I never did know quite how they (authors above) thought that would work.  A
poacher, or butterfly bandito, would collect butterflies in Mexico from the
overwintering site, then if they sent them 2-day  delivery to the U.S. to a
butterfly vendor, then they were unpackaged and repackaged for shipment to
customers, well, none of them would survive all of that shipping and
packing.  It simply would not work!  Besides, you cannot ship live insects
from Mexico into the U.S. without a permit and USDA would not allow this,
would they?  Or, do they think that butterfly poacher farms will spring up
down in Mexico and ship to customers in the U.S.?  I just never did get how
this terrifically lucrative poacher business was supposed to work.

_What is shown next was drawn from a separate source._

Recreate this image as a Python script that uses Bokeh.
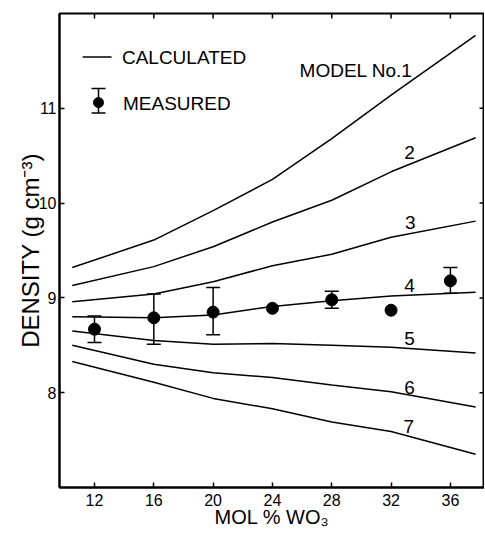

And since that statement was made, how many such butterfly poaching
operations are known to exist?  Has this been found to happen, as
predicted?  How long can you keep saying something COULD happen, when it
doesn't occur and evidently never will?

Linda Rogers
***********************************

Dear Linda,
    Your kidding, right. I find it hard to believe that anybody today is
really that naive (sweet). Have you ever heard of Cocaine?
    "Gosh, Pablo, how are we going to get this three tons of drugs to the
US? I mean we cannot ship drugs (live insects) from Mexico into the U.S.
without a permit from the FDA (USDA)."   Your statement of... "you cannot
ship live insects from Mexico into the U.S. without a permit." is
incredible. No wonder you, by your own words, don't get it.  How is it
suppose to WORK?  BY BREAKING THE LAW! If there are marijuana farms there
can be illegal any-other-kind of "farm."
They are called "crooks" because their dealings are crooked, felonious.
    You are a monarch "expert" and you can't think of a way to ship living
specimens from point A to point B to point C without them dying in transit
in just a few days. First, as Lepidoptera go, monarchs are very long lived.
Second, they overwinter in the tops of trees because it is not as COLD in
the top of the tree and it is on the ground. Humm. Their elevation on the
tree is important to keep them cold but not too cold. Cold, humm, cold, YAH
COLD!! "Hey Pablo, I didn't get a permit but I found this guy who will drive
the monarchs packed in COOLERS to the states where they can be kept alive in
COOLers for months till we find a buyer at $10 a bug-head."
    Perhaps, this is how Jeffrey Glassberg, Paul Opler, Robert M. Pyle,
Robert Robbins, and James Tuttle (president, (Lepidopterists' Society)
thought it might work.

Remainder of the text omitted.